— Start of Recorded information —
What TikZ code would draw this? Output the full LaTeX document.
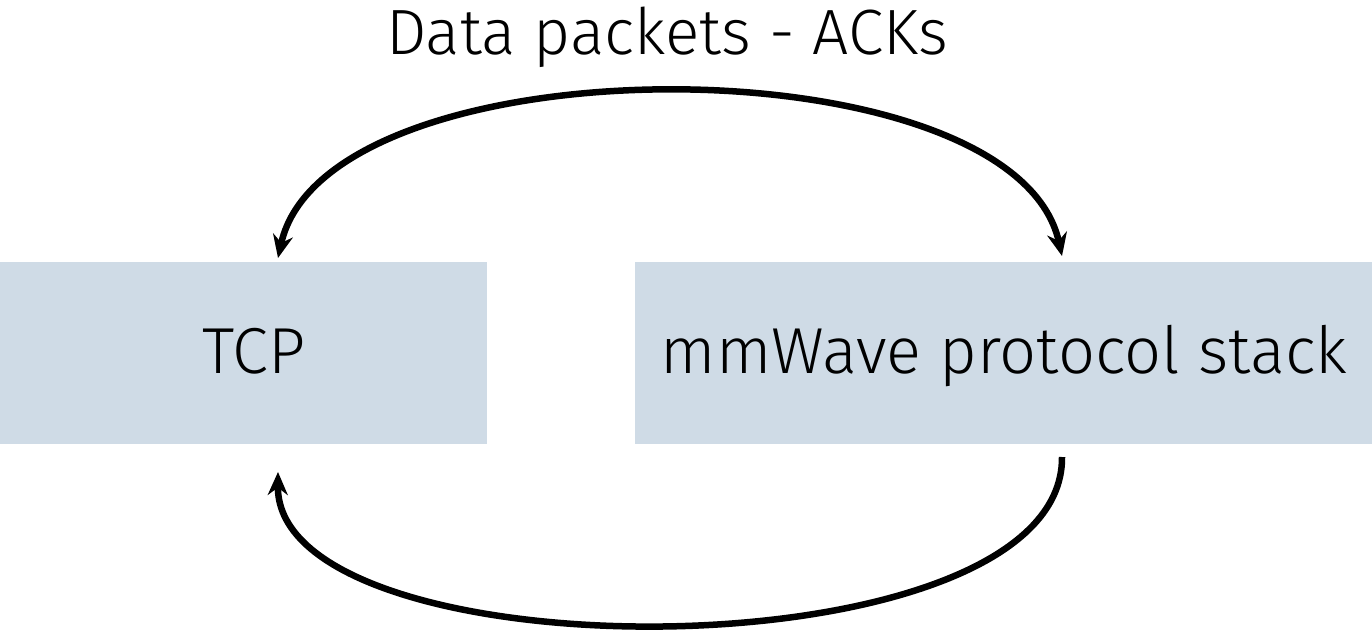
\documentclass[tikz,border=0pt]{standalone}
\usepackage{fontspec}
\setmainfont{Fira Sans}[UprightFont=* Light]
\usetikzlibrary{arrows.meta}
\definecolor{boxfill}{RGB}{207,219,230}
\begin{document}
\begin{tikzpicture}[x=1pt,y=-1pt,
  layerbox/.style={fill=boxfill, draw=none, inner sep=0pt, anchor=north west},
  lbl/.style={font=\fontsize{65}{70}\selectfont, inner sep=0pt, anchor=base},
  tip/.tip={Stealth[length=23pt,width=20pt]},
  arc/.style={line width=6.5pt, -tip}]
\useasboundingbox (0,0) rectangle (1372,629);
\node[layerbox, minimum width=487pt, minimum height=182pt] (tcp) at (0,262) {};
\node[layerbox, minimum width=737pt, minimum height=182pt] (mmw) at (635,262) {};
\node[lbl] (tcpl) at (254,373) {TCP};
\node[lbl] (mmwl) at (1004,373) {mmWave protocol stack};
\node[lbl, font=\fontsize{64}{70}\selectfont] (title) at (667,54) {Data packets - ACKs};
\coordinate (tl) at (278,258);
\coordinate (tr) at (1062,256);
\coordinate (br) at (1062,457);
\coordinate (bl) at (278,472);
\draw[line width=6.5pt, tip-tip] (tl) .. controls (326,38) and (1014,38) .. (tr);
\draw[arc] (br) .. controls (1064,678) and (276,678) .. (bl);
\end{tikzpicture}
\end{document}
— End of Recorded information —
▶ _Work required_
Reproduce the listing above exactly, excluding all pictures.

▶ _Answer to this exercise_
What TikZ code would draw this? Output the full LaTeX document.
\documentclass[tikz,border=0pt]{standalone}
\usepackage{fontspec}
\setmainfont{Fira Sans}[UprightFont=* Light]
\usetikzlibrary{arrows.meta}
\definecolor{boxfill}{RGB}{207,219,230}
\begin{document}
\begin{tikzpicture}[x=1pt,y=-1pt,
  layerbox/.style={fill=boxfill, draw=none, inner sep=0pt, anchor=north west},
  lbl/.style={font=\fontsize{65}{70}\selectfont, inner sep=0pt, anchor=base},
  tip/.tip={Stealth[length=23pt,width=20pt]},
  arc/.style={line width=6.5pt, -tip}]
\useasboundingbox (0,0) rectangle (1372,629);
\node[layerbox, minimum width=487pt, minimum height=182pt] (tcp) at (0,262) {};
\node[layerbox, minimum width=737pt, minimum height=182pt] (mmw) at (635,262) {};
\node[lbl] (tcpl) at (254,373) {TCP};
\node[lbl] (mmwl) at (1004,373) {mmWave protocol stack};
\node[lbl, font=\fontsize{64}{70}\selectfont] (title) at (667,54) {Data packets - ACKs};
\coordinate (tl) at (278,258);
\coordinate (tr) at (1062,256);
\coordinate (br) at (1062,457);
\coordinate (bl) at (278,472);
\draw[line width=6.5pt, tip-tip] (tl) .. controls (326,38) and (1014,38) .. (tr);
\draw[arc] (br) .. controls (1064,678) and (276,678) .. (bl);
\end{tikzpicture}
\end{document}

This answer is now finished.